The 2022 World Cup in Qatar continues to receive criticism from all corners of the footballing landscape as the Arab world is just two weeks away from hosting its first-ever global tournament.
With attention being brought to a myriad of issues at every opportunity, it was time for Germany’s vaunted fan culture to have their say this weekend when multiple protests broke out at grounds across the Bundesliga during matchday 13 of the top-flight competition as reported by DWSports’ Matt Ford.
Huge anti-Qatari World Cup tifos were displayed by fans from Bayern Munich, Borussia Dortmund, Borussia Mönchengladbach, and Hertha BSC at both the Westfalenstadion and the Olympiastadion during Bayern’s 3-2 win against Hertha and Dortmund’s 3-0 home win against VfL Bochum.
“15,000 tote für 5,760 minuten Fussball! Schäkt euch!” one Hertha sign shouted during their loss to Bayern, whose fans also chimed in with the same message displayed in their club’s colors.
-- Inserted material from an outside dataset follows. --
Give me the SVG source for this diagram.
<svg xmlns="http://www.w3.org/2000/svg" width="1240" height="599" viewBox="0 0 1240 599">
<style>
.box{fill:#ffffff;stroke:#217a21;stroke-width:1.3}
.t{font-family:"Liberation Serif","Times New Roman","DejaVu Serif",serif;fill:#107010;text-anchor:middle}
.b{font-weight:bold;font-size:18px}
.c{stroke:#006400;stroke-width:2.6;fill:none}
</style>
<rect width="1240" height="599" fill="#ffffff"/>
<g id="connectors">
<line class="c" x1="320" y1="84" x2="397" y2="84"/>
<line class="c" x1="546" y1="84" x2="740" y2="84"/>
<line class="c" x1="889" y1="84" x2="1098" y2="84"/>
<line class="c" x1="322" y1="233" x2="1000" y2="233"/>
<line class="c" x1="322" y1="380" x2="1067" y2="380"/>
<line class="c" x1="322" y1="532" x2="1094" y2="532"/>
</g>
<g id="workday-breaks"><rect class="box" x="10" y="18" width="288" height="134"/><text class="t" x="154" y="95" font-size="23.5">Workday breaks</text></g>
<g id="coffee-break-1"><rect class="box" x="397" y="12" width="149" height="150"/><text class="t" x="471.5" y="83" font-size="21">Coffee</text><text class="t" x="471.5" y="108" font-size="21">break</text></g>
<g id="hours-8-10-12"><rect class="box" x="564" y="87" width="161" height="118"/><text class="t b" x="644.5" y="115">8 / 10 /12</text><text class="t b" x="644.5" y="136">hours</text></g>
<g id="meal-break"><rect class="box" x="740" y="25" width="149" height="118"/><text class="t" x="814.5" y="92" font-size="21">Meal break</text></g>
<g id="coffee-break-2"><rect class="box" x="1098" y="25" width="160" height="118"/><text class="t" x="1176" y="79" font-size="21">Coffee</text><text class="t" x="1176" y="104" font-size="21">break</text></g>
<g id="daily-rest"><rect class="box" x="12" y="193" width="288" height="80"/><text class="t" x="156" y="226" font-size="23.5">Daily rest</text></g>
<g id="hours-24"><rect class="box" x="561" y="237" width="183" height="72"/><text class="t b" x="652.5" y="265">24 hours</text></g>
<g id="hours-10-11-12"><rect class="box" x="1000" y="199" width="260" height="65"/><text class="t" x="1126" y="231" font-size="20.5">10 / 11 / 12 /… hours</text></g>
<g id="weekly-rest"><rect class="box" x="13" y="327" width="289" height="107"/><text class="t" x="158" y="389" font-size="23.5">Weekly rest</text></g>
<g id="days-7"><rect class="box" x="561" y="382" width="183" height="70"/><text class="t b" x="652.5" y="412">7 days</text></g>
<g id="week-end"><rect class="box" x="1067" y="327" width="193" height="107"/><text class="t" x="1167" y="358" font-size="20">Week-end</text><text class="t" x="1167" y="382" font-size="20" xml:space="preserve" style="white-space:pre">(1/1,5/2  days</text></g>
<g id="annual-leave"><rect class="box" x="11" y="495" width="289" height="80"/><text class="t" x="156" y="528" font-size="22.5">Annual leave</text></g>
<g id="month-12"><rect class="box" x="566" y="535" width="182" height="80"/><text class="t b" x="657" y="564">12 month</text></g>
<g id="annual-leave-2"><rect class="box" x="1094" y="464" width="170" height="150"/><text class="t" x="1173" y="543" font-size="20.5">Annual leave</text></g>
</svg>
That was added to by Dortmund’s home support in the Ruhr valley with a clear message that read “Boycott Qatar 2022.”
The same message displayed at Dortmund today was also seen last night during Gladbach’s 3-1 home win against VfB Stuttgart at Borussia Park, with Die Fohlen fans getting behind the same message as fans some of Germany’s biggest and most influential clubs have begun to flex their muscles ahead of the winter spectacle.
This comes in the wake of FIFA president Gianni Infantino and FIFA secretary general Fatma Samoura urging nations to “Let football take center stage” in an open letter to all participating nations, calling for those involved to leave politics out of proceedings this winter and concern themselves only with matters on the pitch.
But as a global game that speaks to togetherness, it comes as no surprise that tens of thousands have already threatened to boycott the tournament from a viewers perspective while some national federations have also chimed in with calls for a creation of a compensation fund for families of migrant workers that have lost their lives.
Moreover, the Ukrainian FA has urged FIFA to strip Iran of its participation due to heavy speculation that the Islamic Republic is supplying Russia with weapons and other assistance in its ongoing invasion of the country.
Others still want Iran stripped of its place on the back of their treatment of women in the wake of the death of Mahsa Amini while in police custody, while eight UEFA participants have committed to wearing heart-shaped captains’ armbands in support of an anti-discrimination campaign.
In what is shaping up to be arguably the most controversial World Cup in the tournament’s history, fans mobilizing their voice in protest remains at the very core of what makes the sport a game of the people; all people.